1903-1904
For five seasons, the National League was the preeminent professional basketball league. During the summer of 1903, C.M. Goodnow, a Massachusetts businessman, changed all of that. Goodnow traveled south to Philadelphia with an open checkbook. By the time he headed home, he had signed the cream of the National League players, including stars Harry Hough, Eddie Ferat, and Winnie Kinkaide, to play in Massachusetts.
As the five-year-old National League struggled to regroup, it was staggered by another blow when the New York Wanderers dropped out of the league to join the newly created Hudson River League. Also gone from the National League were the Burlington and Wilmington teams. The champion Camden team was back, but without all of its top players except Bill Keenan. Teams in Trenton and Conshohocken returned, as did the Millville squad, which rejoined the league after a one-year absence. To represent Philadelphia, the National League recruited St.Bridget’s, a team that had recorded a 23-0 record in minor league action during the 1902-03 season. They arrived in the National League, however, minus their best player, Joe Fogarty, who had signed to play in Massachusetts.
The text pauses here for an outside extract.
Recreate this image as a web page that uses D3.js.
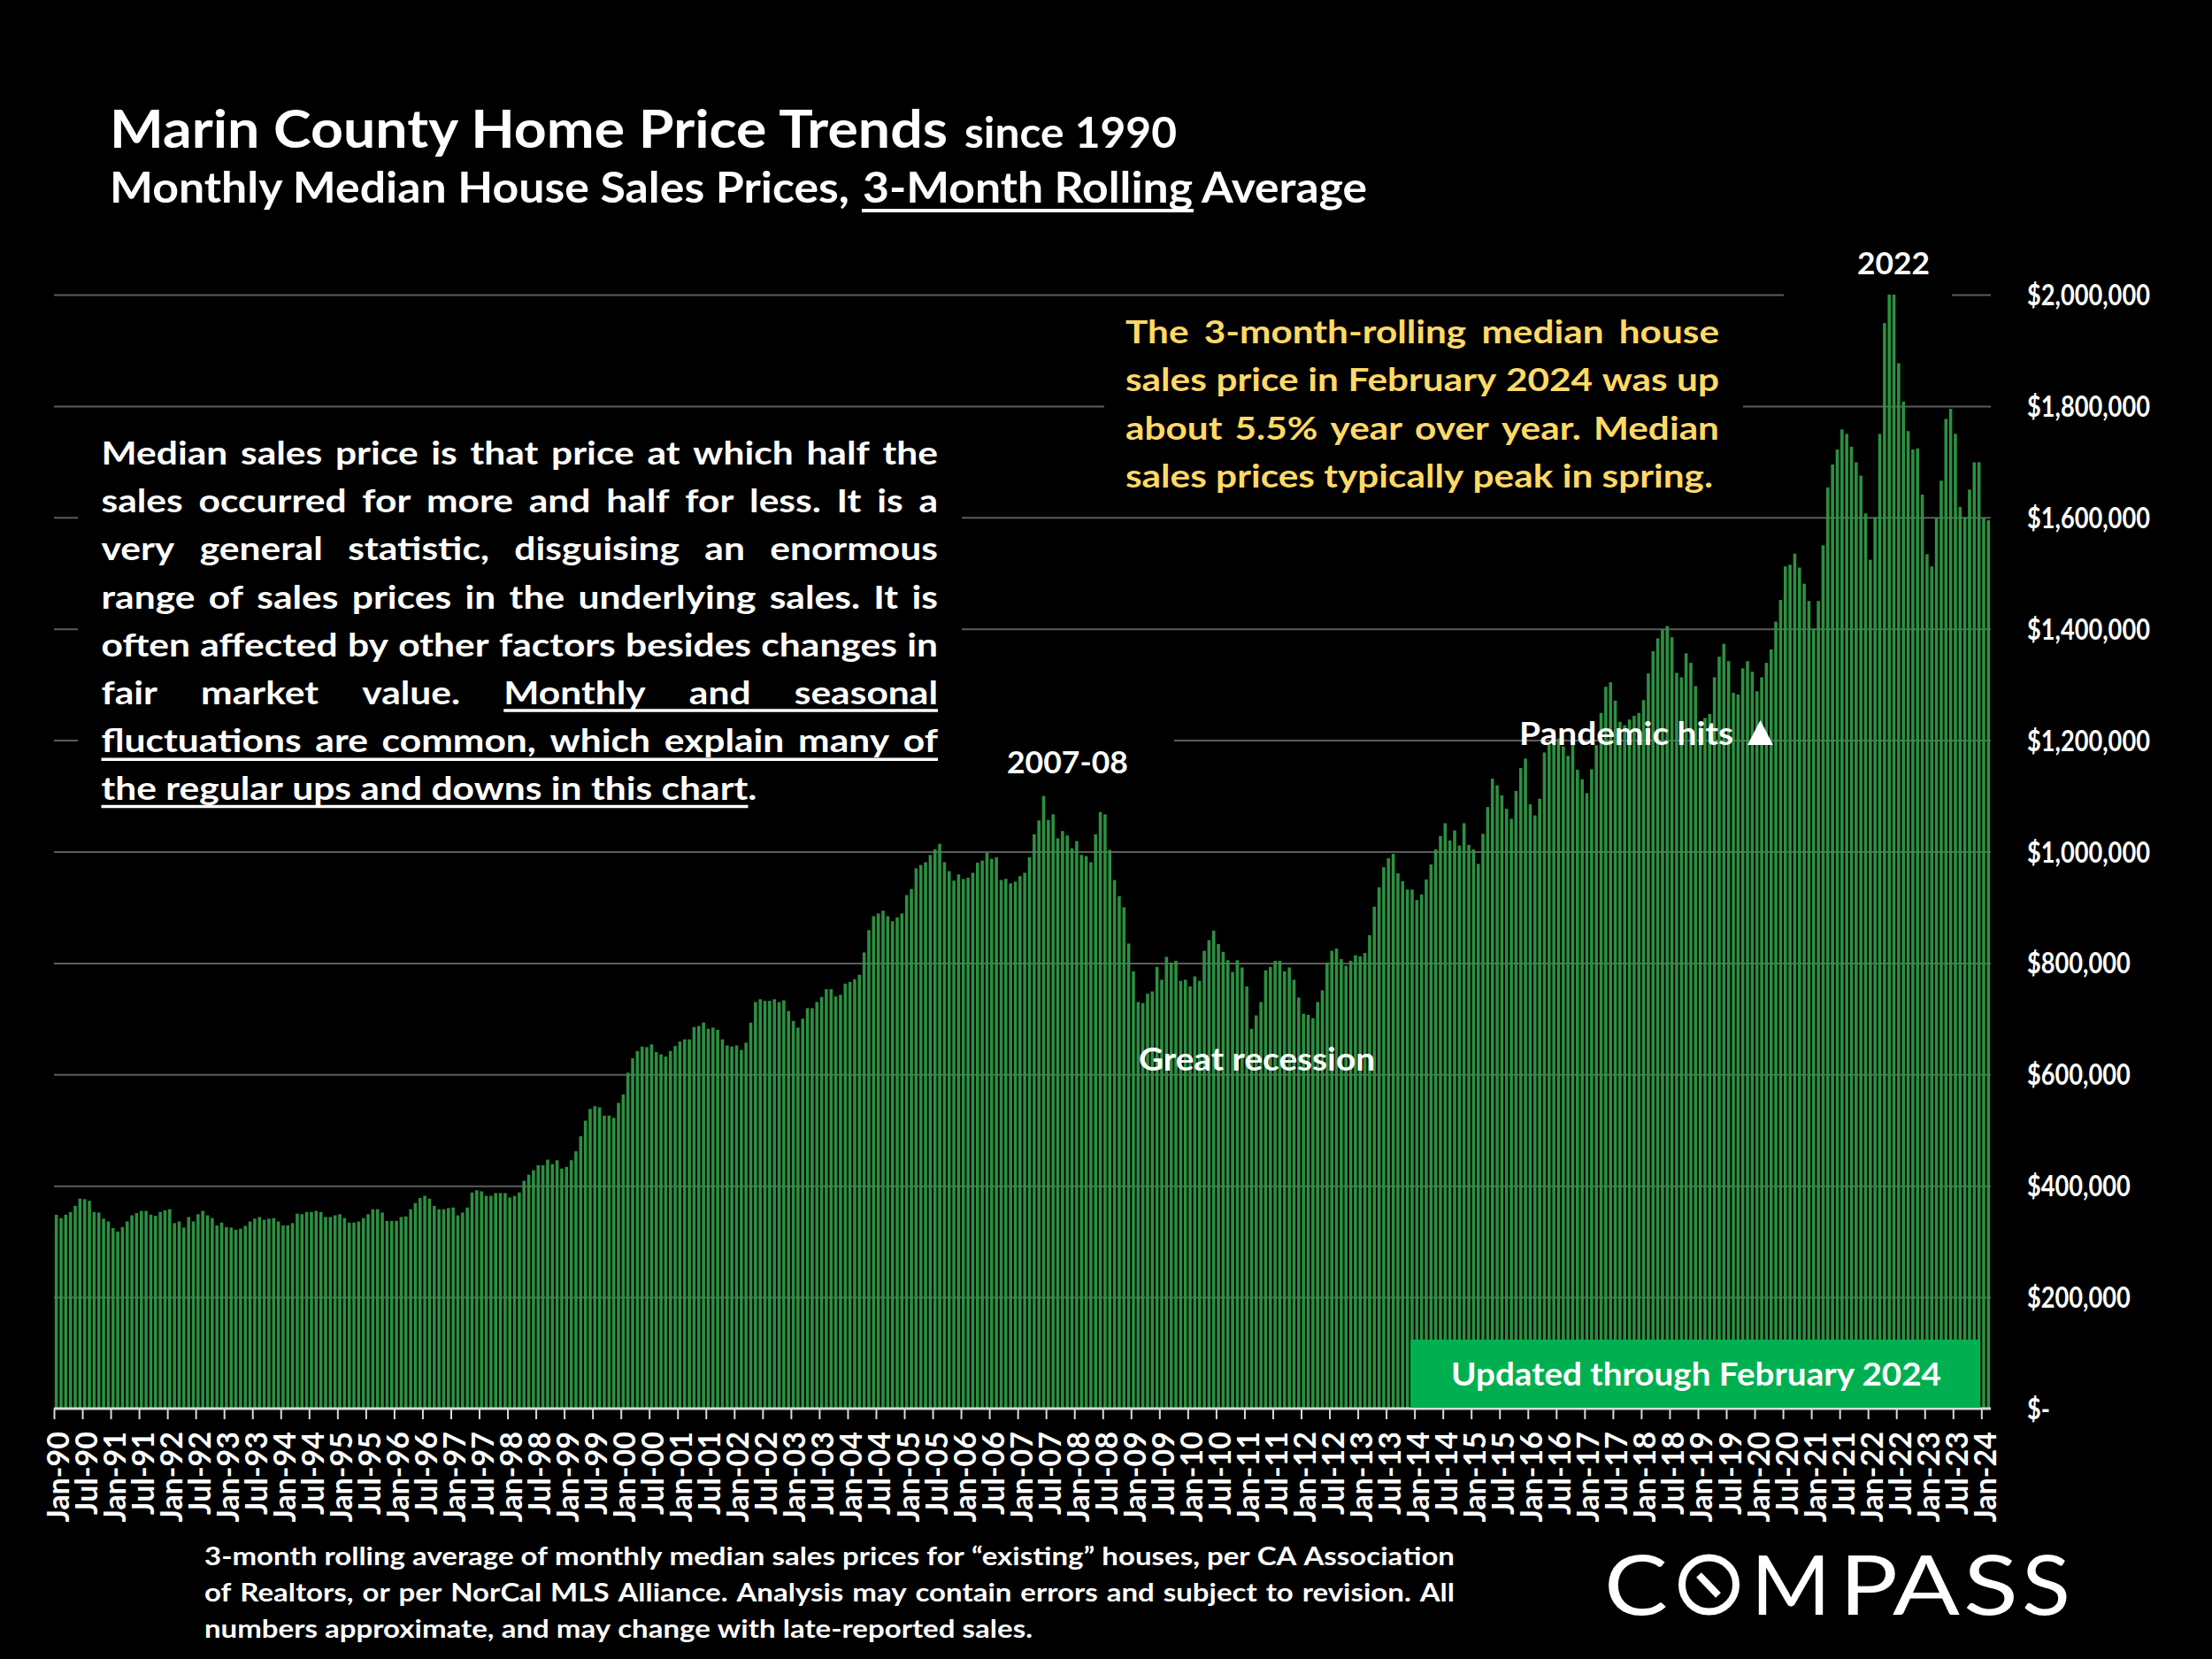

Nine weeks into the 1903-04 season, the league collapsed. On New Year’s Eve, Bill Morganweck announced that his Camden franchise was dropping out of the National League, and that he was taking over the Westfield franchise in the Western Massachusetts League. This move sealed the fate of the already shaky league. Three days later, the turbulent history of the National League was brought to an end when the league announced it was closing down.
With the demise of the National League, the second-year Philadelphia League blossomed. Fueled by intense intra-city rivalries, the league quickly attracted more interest than had been shown in a succession of moribund teams that had represented Philadelphia in the National League. The Jasper club, led by defensive mainstay , Lew Wench and offesive star, Whitey Schwer, won the championship.
Up north, early-season interest in the Western Massachusetts League (called the Massachusetts Central League in 1902-03) ran very high with four teams embroiled in a tight race for the championship. G.W. Goodnow’s Pittsfield team, loaded with former National League stars such as Harry Hough and Snake Deal dazzled packed houses with their stylish play. The league’s success, however, turned out to be short-lived. In a bizarre twist, Goodnow and Chicopee owner Robert Duggan traded squads two weeks into the season. In the process, they alienated the budding fan base in both towns. To further confuse matters, at the end of the first half of the split-season, Goodnow bought the Springfield team and transferred Harry Hough and his fellow National Leaguers there.
By early January of 1904, the early season optimism began to fade as attendance failed to meet the high salary demands of the league’s imported stars. The Western Massachusetts League began to unravel in mid-January when the players representing the Chicopee club resigned from the league to rejoin the New England League from which they had jumped the previous year. Attendance continued to plummet and the league collapsed altogether the last week in January. Springfield, with a 28-13 record was declared second half champion, before also joining the New England League.
The New England League, which had performed in relative obscurity, benefited greatly from the influx of talent from the disbanded Western Massachusetts League. Manchester had won nine of ten games to easily win the first-half title of the New England League, but the club was quickly shunted aside in the second half by the two talented teams from the disbanded Western Massachusetts League. The former Chicopee squad, featuring Harry Sheridan and Joe Lynch, signed to represent Natick. The Harry Hough-led contingent that had performed for Springfield began New England League play in Lynn, but after a few games transferred to South Framingham. The two powerful newcomers dominated play, with South Framingham emerging in first place and Natick in second. In a post-season series, South Framingham took two quick games from Natick to verify their supremacy.
The new Hudson River League began play the first week in December with teams located in Kingston, Poughkeepsie, Newburgh, Peekskill and the famed New York 23rd Street Wanders still operating as a traveling team. The league, however, was poorly organized and attracted little interest before dissolving in early January.